Pushpak Viman: Second Test For India’s New Reusable Spaceplane

Named Pushpak Viman, like the flying ship of the Ramayana God Kuber, the RLV (Reusable Launch Vehicle) made its second autonomous flying test on Mar. 22, 2024

On Mar. 22, 2024, the second test (RLV-LEX-02) of the Indian reusable vehicle RLV (Reusable Launch Vehicle) took place successfully. Renamed Pushpak Viman, like the legendary flying ship of the God of wealth Kuber present in the Ramayana, it is a technological demonstrator that prefigures the future Indian mini-shuttle capable of operating in orbit and landing autonomously, a bit like the Chinese Shenlong and the US X-37/B.


The RLV tests

The first autonomous flight of the RLV took place on Apr. 2, 2023, when an IAF (Indian Air Force) helicopter transported the small spaceplane, a scale version of the definitive spaceplane, to an altitude of 4.5 km above the military base of Chitradurga, in the federal state of Karnataka.

The RLV, already aligned with the runway head, performed a perfect descent, landing perfectly in the center of the runway. The onboard control equipment, all of Indian production, compensated for the effects of the wind by keeping the glide path constant.

RLV-TD suborbital test. May 23,2016: Credit: ISRO
RLV-TD suborbital test. May 23, 2016: Credits: ISRO

The second test, which took place on Mar. 23, 2024, also took place in the experimental area of Chitradurga Airport. Transported to an altitude of 4.5 km, this time it was released with an unusual attitude and orientation.

The vehicle, thanks to small control jets and aerodynamic surfaces, autonomously carried out all the maneuvers necessary to position itself in a stable position and align itself perfectly with the correct glide path. Furthermore, the final speed was kept above 250 km/h to simulate the return to Earth from an orbital flight.

The success of the second experiment must be added to the suborbital test carried out on May 23, 2016, where an HS-9 booster launched from the Sriharikota space center transported an RLV to 65 km altitude which re-entered the Indian Ocean at a speed of Mach 3.9.

RLV “Pushpak Viman” scheme. Credit: ISRO
RLV “Pushpak Viman” scheme. Credits: ISRO

The RLV Pushpak Viman is 6.5 meters long with a wingspan of 3.5. The final version should not differ from the dimensions of the X-37/b or the Shenlong.

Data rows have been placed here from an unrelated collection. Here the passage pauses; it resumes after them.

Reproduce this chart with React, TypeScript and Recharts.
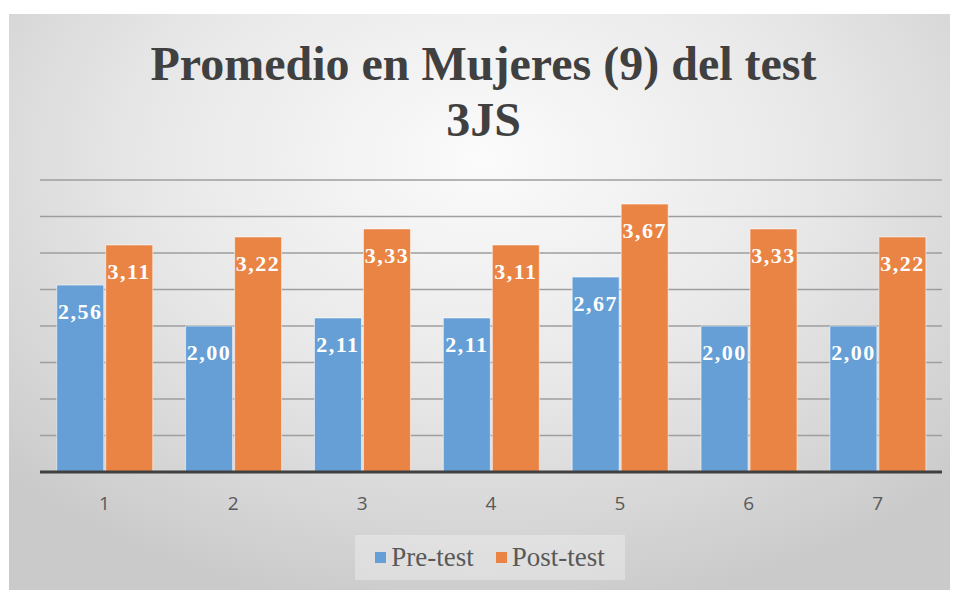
import { BarChart, Bar, XAxis, YAxis, CartesianGrid, LabelList } from "recharts";

const categories = ["1", "2", "3", "4", "5", "6", "7"];
const preTest = [2.56, 2.0, 2.11, 2.11, 2.67, 2.0, 2.0];
const postTest = [3.11, 3.22, 3.33, 3.11, 3.67, 3.33, 3.22];
const yTicks = [0, 0.5, 1, 1.5, 2, 2.5, 3, 3.5, 4];

const seriesNames = { pre: "Pre-test", post: "Post-test" };
const colors = { pre: "#659fd6", post: "#ea8444" };

const data = categories.map((c, i) => ({
  cat: c,
  pre: preTest[i],
  post: postTest[i],
}));

const fmt = (v: number) => v.toFixed(2).replace(".", ",");

const serif = "'Liberation Serif', 'Times New Roman', serif";

function BarLabel(props: any) {
  const { x, y, width, value } = props;
  return (
    <text
      x={x + width / 2}
      y={y + 34}
      textAnchor="middle"
      fill="#ffffff"
      fontFamily={serif}
      fontWeight="bold"
      fontSize={22}
      letterSpacing={1.5}
    >
      {fmt(value)}
    </text>
  );
}

export default function App() {
  return (
    <div
      style={{
        position: "relative",
        marginLeft: 1,
        marginTop: 6,
        width: 949,
        height: 576,
        background:
          "radial-gradient(ellipse 70% 80% at 50% 25%, #fbfbfb 0%, #e8e8e8 50%, #cacaca 100%)",
      }}
    >
      {/* title */}
      <div
        style={{
          position: "absolute",
          left: 0,
          width: 949,
          top: 22,
          textAlign: "center",
          fontFamily: serif,
          fontWeight: "bold",
          fontSize: 48,
          lineHeight: "56px",
          color: "#404040",
        }}
      >
        Promedio en Mujeres (9) del test
        <br />
        3JS
      </div>

      <BarChart
        width={949}
        height={576}
        data={data}
        margin={{ top: 166, right: 16, bottom: 88, left: 31 }}
        barCategoryGap="13%"
        barGap={2}
      >
        <CartesianGrid vertical={false} stroke="#9e9e9e" strokeWidth={1.5} />
        <YAxis hide domain={[0, 4]} ticks={yTicks} />
        <XAxis
          dataKey="cat"
          tickLine={false}
          axisLine={{ stroke: "#404040", strokeWidth: 3 }}
          tickMargin={19}
          tick={{ fill: "#595959", fontSize: 19, fontFamily: "'Open Sans', sans-serif" }}
        />
        <Bar
          dataKey="pre"
          name={seriesNames.pre}
          fill={colors.pre}
          stroke="rgba(255,255,255,0.55)"
          strokeWidth={1}
          isAnimationActive={false}
        >
          <LabelList dataKey="pre" content={BarLabel} />
        </Bar>
        <Bar
          dataKey="post"
          name={seriesNames.post}
          fill={colors.post}
          stroke="rgba(255,255,255,0.55)"
          strokeWidth={1}
          isAnimationActive={false}
        >
          <LabelList dataKey="post" content={BarLabel} />
        </Bar>
      </BarChart>

      {/* legend */}
      <div
        style={{
          position: "absolute",
          left: 346,
          top: 521,
          width: 270,
          height: 45,
          background: "rgba(255,255,255,0.3)",
          display: "flex",
          alignItems: "center",
          justifyContent: "center",
          fontFamily: serif,
          fontSize: 27,
          color: "#595959",
        }}
      >
        {(["pre", "post"] as const).map((k, i) => (
          <div
            key={k}
            style={{ display: "flex", alignItems: "center", marginLeft: i ? 22 : 0 }}
          >
            <span
              style={{
                display: "inline-block",
                width: 11,
                height: 11,
                background: colors[k],
                marginRight: 5,
              }}
            />
            {seriesNames[k]}
          </div>
        ))}
      </div>
    </div>
  );
}
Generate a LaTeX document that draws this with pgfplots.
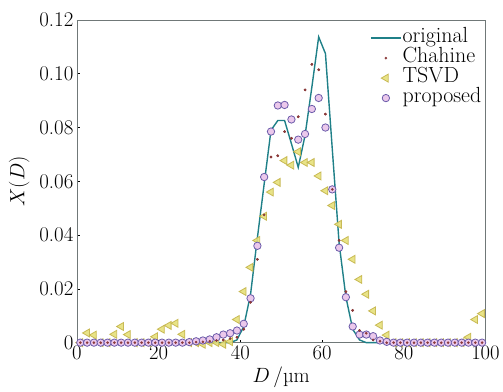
\documentclass[border=0pt]{standalone}
\usepackage{fontspec}
\usepackage{pgfplots}
\usepackage{pgfplotstable}
\pgfplotsset{compat=1.18}
\definecolor{origc}{HTML}{1F8088}
\definecolor{chahc}{HTML}{8B3A3A}
\definecolor{tsvdf}{HTML}{E6E07A}
\definecolor{tsvdd}{HTML}{C4B44A}
\definecolor{propf}{HTML}{EBC8EB}
\definecolor{propd}{HTML}{6B5BAA}
\definecolor{axc}{HTML}{707878}

\pgfplotstableread{
x orig chah tsvd prop
0.83 0 0 0 0
2.50 0 0 0.0036 0
4.17 0 0 0.0028 0
5.83 0 0 0 0
7.50 0 0 0 0
9.17 0 0 0.0031 0
10.83 0 0 0.0060 0
12.50 0 0 0.0030 0
14.17 0 0 0 0
15.83 0 0 0 0
17.50 0 0 0 0
19.17 0 0 0.0022 0
20.83 0 0 0.0050 0
22.50 0 0 0.0064 0
24.17 0 0 0.0072 0
25.83 0 0 0.0031 0
27.50 0 0 0 0.0002
29.17 0 0.0002 0 0.0005
30.83 0 0.0003 -0.0006 0.0008
32.50 0 0.0005 0 0.0012
34.17 0 0.0008 0 0.0020
35.83 0 0.0010 -0.0006 0.0030
37.50 0 0.0015 0.0004 0.0035
39.17 0.001 0.0020 0.0086 0.0045
40.83 0.006 0.0050 0.0190 0.0070
42.50 0.018 0.0150 0.0280 0.0165
44.17 0.039 0.0310 0.0380 0.0360
45.83 0.059 0.0475 0.0470 0.0616
47.50 0.079 0.0690 0.0560 0.0785
49.17 0.0826 0.0695 0.0596 0.0882
50.83 0.0826 0.0785 0.0677 0.0884
52.50 0.074 0.0760 0.0660 0.0830
54.17 0.0652 0.0840 0.0710 0.0755
55.83 0.077 0.0940 0.0670 0.0776
57.50 0.095 0.1035 0.0670 0.0869
59.17 0.1137 0.1015 0.0620 0.0910
60.83 0.1075 0.0850 0.0565 0.0800
62.50 0.072 0.0570 0.0510 0.0570
64.17 0.037 0.0380 0.0440 0.0353
65.83 0.017 0.0190 0.0380 0.0169
67.50 0.005 0.0120 0.0310 0.0060
69.17 0.001 0.0045 0.0235 0.0030
70.83 0 0.0035 0.0180 0.0030
72.50 0 0.0010 0.0118 0.0024
74.17 0 0.0005 0.0065 0.0008
75.83 0 0 0.0028 0.0003
77.50 0 0 0 0
79.17 0 0 0 0
80.83 0 0 0 0
82.50 0 0 0 0
84.17 0 0 0 0
85.83 0 0 0 0
87.50 0 0 0 0
89.17 0 0 0 0
90.83 0 0 0 0
92.50 0 0 0 0
94.17 0 0 0 0
95.83 0 0 0.0020 0
97.50 0 0 0.0086 0
99.17 0 0 0.0108 0
}\data

\begin{document}
\begin{tikzpicture}
\begin{axis}[
  scale only axis,
  width=409bp, height=323bp,
  xmin=0, xmax=100, ymin=0, ymax=0.12,
  xtick={0,20,40,60,80,100},
  ytick={0,0.02,0.04,0.06,0.08,0.10,0.12},
  yticklabels={0,0.02,0.04,0.06,0.08,0.10,0.12},
  xtick pos=left, ytick pos=left,
  tick align=inside,
  major tick length=3bp,
  axis line style={axc, line width=0.8bp},
  tick style={black, line width=0.6bp},
  every tick label/.append style={font=\fontsize{21}{23}\selectfont},
  label style={font=\fontsize{21}{23}\selectfont},
  xlabel={$D$\,/µm},
  ylabel={$X(D)$},
  xlabel style={yshift=-1bp},
  ylabel style={yshift=3bp},
  clip=false,
  legend cell align=left,
  legend style={draw=none, fill=none, at={(1,1)}, anchor=north east,
    xshift=0bp, yshift=-6bp,
    font=\fontsize{22}{22}\selectfont, row sep=0bp,
    nodes={inner sep=1bp, text height=13bp, text depth=5bp}},
  legend image code/.code={\draw[mark repeat=2,mark phase=2,#1] plot coordinates {(0bp,0bp) (15bp,0bp) (30bp,0bp)};},
]
\addplot[origc, line width=1.4bp, no markers] table[x=x, y=orig] {\data};
\addlegendentry{original}
\addplot[only marks, mark=*, mark size=1.1bp, color=chahc] table[x=x, y=chah] {\data};
\addlegendentry{Chahine}
\addplot[only marks, mark=triangle*, mark size=4.6bp, mark options={rotate=90, fill=tsvdf, draw=tsvdd, line width=0.8bp, opacity=0.9}] table[x=x, y=tsvd] {\data};
\addlegendentry{TSVD}
\addplot[only marks, mark=*, mark size=3.7bp, mark options={fill=propf, draw=propd, line width=0.8bp}] table[x=x, y=prop] {\data};
\addlegendentry{proposed}
\addplot[only marks, mark=*, mark size=1.1bp, color=chahc, forget plot] table[x=x, y=chah] {\data};
\end{axis}
\path ([xshift=-77bp,yshift=-46bp]current axis.south west) ([xshift=17bp,yshift=20bp]current axis.north east);
\end{tikzpicture}
\end{document}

India’s ambitious space program

Some question the importance of space activities in a developing nation. For us, there is no ambiguity of purpose. We have no imagination to compete with economically advanced nations in exploring the moon or planets or with manned space flight. But we are convinced that, if we want to play a significant role at the national level and in the community of nations, we must be second to none in applying advanced technologies to the real problems of man and society.”

— Vikram Ambalal Sarabhai

With these words, many years ago the father of Indian astronautics, Vikram Sarabhai, stigmatized the importance for a developing country of pursuing limitless ambitions in the scientific field which will have positive consequences for the well-being of the entire population.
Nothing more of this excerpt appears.